HOW TO ANNOY ME:
- Pronounce the word photography like "fertography".
- Act like you're the first person who has ever been clever enough to say "I love you, Jen-nay" to me (a la Forrest Gump).
- Lean over the counter until you're directly in my work area, let out a huge sigh and/or cough, then proceed to tell me how miserably sick you've been for the past week and a half.
- Whistle loudly in public places. Even better? String together a bunch of random notes that don't resemble any tune in particular.
- When I've prepaid for $30 in gas, stop the pump at $25.07 and force me to wait around for the next ten minutes as the numbers ever... so... slowly... creep the rest of the way to $30.
HOW TO WOO ME:
- Love me despite the fact that after beating the high score on Michael Jackson: The Experience, I turn to you and say with a fist pump,"Now that's how you Beat It!"
- Ask if we can have "cheesy bums" for dinner.
- Call me Jen. I don't go by Jen, and I really don't ever plan to, but I feel an instant camaraderie with anyone who is comfortable enough to shorten my name. Even more so if it's the first time we've met.

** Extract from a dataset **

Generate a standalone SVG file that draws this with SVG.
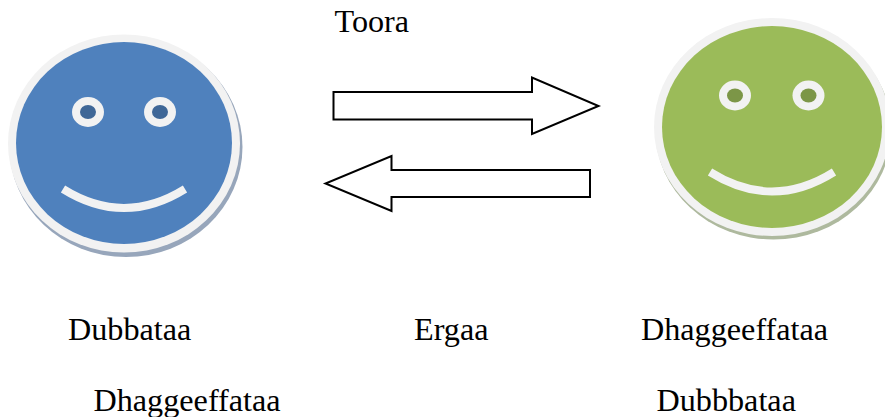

- On a night that I'm too lazy to cook a real dinner so I end up "making" chicken nuggets and french fries, enthusiastically tell me that you just love chicken nuggets and I'm the best step mom you've ever had.
- When we're watching a movie together, point out the weirdest/most dorky/quirkiest male character and say with a smile, "That's the one you think is sexy, huh?" You know me so well.